Binance US has terminated a billion-dollar asset purchase agreement with digital asset broker Voyager Digital Ltd, according to a statement released by Voyager. The announcement was initially made via Twitter, where the company confirmed that it had received a letter from Binance US terminating the purchase agreement, which it described as “disappointing.” However, the broker also announced that its Chapter 11 plan would allow for the direct distribution of cash and crypto to its customers via the Voyager platform.
The deal was first disclosed towards the end of 2022 and faced several objections from the US Securities and Exchange Commission (SEC) but was eventually allowed to proceed after receiving court approval. Nevertheless, on 25th April 2023, Voyager revealed that the deal was no longer moving forward.
Voyager Digital had previously filed for bankruptcy in July 2022 citing “prolonged volatility and contagion in the crypto markets.” Before Binance stepped in to offer assistance, FTX was supposed to have helped Voyager, but its empire had collapsed. As the deal with Binance US has been terminated, Voyager’s Committee of Unsecured Creditors are reportedly investigating potential claims against the organization.
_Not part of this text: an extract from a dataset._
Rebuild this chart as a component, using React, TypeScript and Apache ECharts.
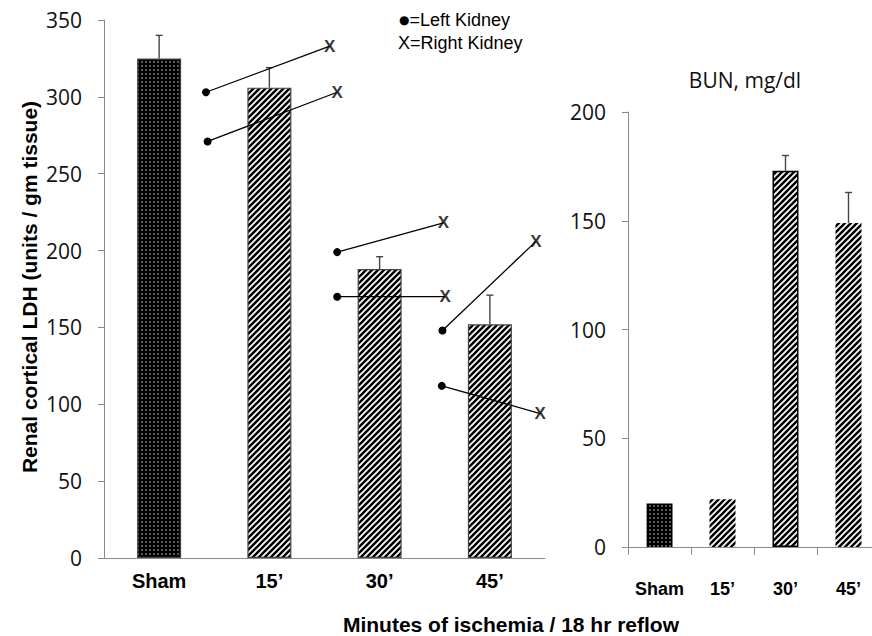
import React, { useEffect, useRef } from "react";
import * as echarts from "echarts";

// ---- data ----
const categories = ["Sham", "15’", "30’", "45’"];
const ldhMean = [325, 306, 188, 152];
const ldhSem = [15, 13, 8, 19];
const bunMean = [20, 22, 173, 149];
const bunSem = [0, 0, 7, 14];
const ldhTicks = [0, 350, 50];
const bunTicks = [0, 200, 50];

// individual kidneys (x in category-index units, y in LDH units)
const leftKidneyX = [0.425, 0.44, 1.615, 1.615, 2.57, 2.564];
const leftKidneyLDH = [303, 271, 199, 170, 148, 112];
const rightKidneyX = [1.548, 1.615, 2.579, 2.594, 3.418, 3.457];
const rightKidneyLDH = [333, 303, 218, 170, 206, 94];

const svgUrl = (s: string) => "data:image/svg+xml;charset=utf-8," + encodeURIComponent(s);

const hatch = {
  image: svgUrl(
    "<svg xmlns='http://www.w3.org/2000/svg' width='6' height='6'><rect width='6' height='6' fill='white'/><path d='M-1.5,1.5 L1.5,-1.5 M0,6 L6,0 M4.5,7.5 L7.5,4.5' stroke='black' stroke-width='2.5'/></svg>"
  ),
  repeat: "repeat",
  imageWidth: 6,
  imageHeight: 6,
};
const dots = {
  image: svgUrl(
    "<svg xmlns='http://www.w3.org/2000/svg' width='4' height='4'><rect width='4' height='4' fill='black'/><rect x='1.3' y='1.3' width='1.4' height='1.4' fill='#b8b8b8'/></svg>"
  ),
  repeat: "repeat",
  imageWidth: 4,
  imageHeight: 4,
};

const AXIS_COLOR = "#8a8a8a";
const TICK_FONT = "'Open Sans', sans-serif";
const ARIAL = "'Liberation Sans', Arial, sans-serif";

function errorRender(params: any, api: any) {
  const i = api.value(0);
  const m = api.value(1);
  const s = api.value(2);
  if (!s) return { type: "group", children: [] };
  const p0 = api.coord([i, m]);
  const p1 = api.coord([i, m + s]);
  const st = { stroke: "#444", lineWidth: 1.4 };
  return {
    type: "group",
    children: [
      { type: "line", shape: { x1: p0[0], y1: p0[1], x2: p1[0], y2: p1[1] }, style: st },
      { type: "line", shape: { x1: p1[0] - 3.5, y1: p1[1], x2: p1[0] + 3.5, y2: p1[1] }, style: st },
    ],
  };
}

export default function App() {
  const ref = useRef<HTMLDivElement>(null);
  useEffect(() => {
    if (!ref.current) return;
    const chart = echarts.init(ref.current, null, { renderer: "svg" });

    const valueAxis = (grid: number, t: number[]) => ({
      type: "value",
      gridIndex: grid,
      min: t[0],
      max: t[1],
      interval: t[2],
      axisLine: { show: true, onZero: false, lineStyle: { color: AXIS_COLOR, width: 1 } },
      axisTick: { show: true, length: 6, lineStyle: { color: AXIS_COLOR } },
      splitLine: { show: false },
      axisLabel: { fontFamily: TICK_FONT, fontSize: 21, color: "#111", margin: 22 },
    });

    const pairLines = leftKidneyX.map((lx, i) => ({
      type: "line",
      xAxisIndex: 2,
      yAxisIndex: 0,
      silent: true,
      z: 4,
      lineStyle: { color: "#000", width: 1.3 },
      itemStyle: { color: "#000" },
      data: [
        { value: [lx, leftKidneyLDH[i]], symbol: "circle", symbolSize: 8 },
        { value: [rightKidneyX[i], rightKidneyLDH[i]], symbol: "none" },
      ],
    }));

    const option: any = {
      animation: false,
      grid: [
        { left: 104, top: 20, width: 441, height: 538, outerBoundsMode: "none" },
        { left: 628, top: 112, width: 252, height: 435, outerBoundsMode: "none" },
      ],
      xAxis: [
        {
          type: "category",
          gridIndex: 0,
          data: categories,
          axisLine: { onZero: false, lineStyle: { color: AXIS_COLOR, width: 1 } },
          axisTick: { show: false },
          axisLabel: { interval: 0, fontFamily: ARIAL, fontSize: 20, fontWeight: "bold", color: "#000", margin: 13 },
        },
        {
          type: "category",
          gridIndex: 1,
          data: categories,
          axisLine: { onZero: false, lineStyle: { color: AXIS_COLOR, width: 1 } },
          axisTick: { show: true, length: 8, lineStyle: { color: AXIS_COLOR } },
          axisLabel: { interval: 0, hideOverlap: false, fontFamily: ARIAL, fontSize: 18, fontWeight: "bold", color: "#000", margin: 33 },
        },
        { type: "value", gridIndex: 0, min: -0.5, max: 3.5, show: false },
      ],
      yAxis: [valueAxis(0, ldhTicks), valueAxis(1, bunTicks)],
      series: [
        {
          type: "bar",
          xAxisIndex: 0,
          yAxisIndex: 0,
          barWidth: 44,
          data: ldhMean.map((v, i) => ({
            value: v,
            itemStyle: { color: i === 0 ? dots : hatch, borderColor: "#444", borderWidth: 1.2 },
          })),
        },
        {
          type: "custom",
          xAxisIndex: 0,
          yAxisIndex: 0,
          z: 3,
          renderItem: errorRender,
          encode: { x: 0, y: 1 },
          data: ldhMean.map((v, i) => [i, v, ldhSem[i]]),
        },
        {
          type: "bar",
          xAxisIndex: 1,
          yAxisIndex: 1,
          barWidth: 26,
          data: bunMean.map((v, i) => ({
            value: v,
            itemStyle: {
              color: i === 0 ? dots : hatch,
              borderColor: i === 2 ? "#000" : "transparent",
              borderWidth: i === 2 ? 1.5 : 0,
            },
          })),
        },
        {
          type: "custom",
          xAxisIndex: 1,
          yAxisIndex: 1,
          z: 3,
          renderItem: errorRender,
          encode: { x: 0, y: 1 },
          data: bunMean.map((v, i) => [i, v, bunSem[i]]),
        },
        ...pairLines,
        {
          type: "scatter",
          xAxisIndex: 2,
          yAxisIndex: 0,
          silent: true,
          z: 5,
          symbolSize: 1,
          itemStyle: { color: "transparent" },
          label: {
            show: true,
            position: "inside",
            formatter: "X",
            fontFamily: ARIAL,
            fontSize: 17,
            fontWeight: "bold",
            color: "#000",
          },
          data: rightKidneyX.map((x, i) => [x, rightKidneyLDH[i]]),
        },
      ],
      graphic: [
        {
          type: "text",
          x: 29,
          y: 287,
          rotation: Math.PI / 2,
          style: {
            text: "Renal cortical LDH (units / gm tissue)",
            font: "bold 21px 'Liberation Sans', Arial, sans-serif",
            fill: "#000",
            align: "center",
            verticalAlign: "middle",
            textAlign: "center",
            textVerticalAlign: "middle",
          },
        },
        {
          type: "text",
          x: 511,
          y: 624,
          style: {
            text: "Minutes of ischemia / 18 hr reflow",
            font: "bold 21px 'Liberation Sans', Arial, sans-serif",
            fill: "#000",
            align: "center",
            verticalAlign: "middle",
            textAlign: "center",
            textVerticalAlign: "middle",
          },
        },
        {
          type: "text",
          x: 399,
          y: 20,
          style: {
            text: "{d|●}=Left Kidney",
            rich: { d: { fontSize: 12, fontFamily: "'DejaVu Sans', sans-serif", fill: "#000" } },
            font: "18px 'Liberation Sans', Arial, sans-serif",
            fill: "#000",
            align: "left",
            verticalAlign: "middle",
            textAlign: "left",
            textVerticalAlign: "middle",
          },
        },
        {
          type: "text",
          x: 398,
          y: 43,
          style: {
            text: "X=Right Kidney",
            font: "18px 'Liberation Sans', Arial, sans-serif",
            fill: "#000",
            align: "left",
            verticalAlign: "middle",
            textAlign: "left",
            textVerticalAlign: "middle",
          },
        },
        {
          type: "text",
          x: 745,
          y: 80,
          style: {
            text: "BUN, mg/dl",
            font: "21px 'Open Sans', sans-serif",
            fill: "#111",
            align: "center",
            verticalAlign: "middle",
            textAlign: "center",
            textVerticalAlign: "middle",
          },
        },
      ],
    };
    chart.setOption(option);
    return () => chart.dispose();
  }, []);

  return (
    <div
      ref={ref}
      style={{ position: "fixed", left: 0, top: 0, width: 872, height: 636, background: "#fff" }}
    />
  );
}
The termination of the deal with Binance US has prompted much speculation, with many wondering why the exchange had decided to pull out of the agreement. However, no official reason has been provided, leaving individuals within the crypto community to speculate about the potential reasons.
In conclusion, Binance US’s decision to terminate its billion-dollar asset purchase agreement with Voyager is a significant one for the digital asset broker. While the direct distribution of cash and crypto via the Voyager platform means that customers will not be affected by the deal’s termination, the loss of such a significant deal will undoubtedly have an impact on the company’s future financial performance.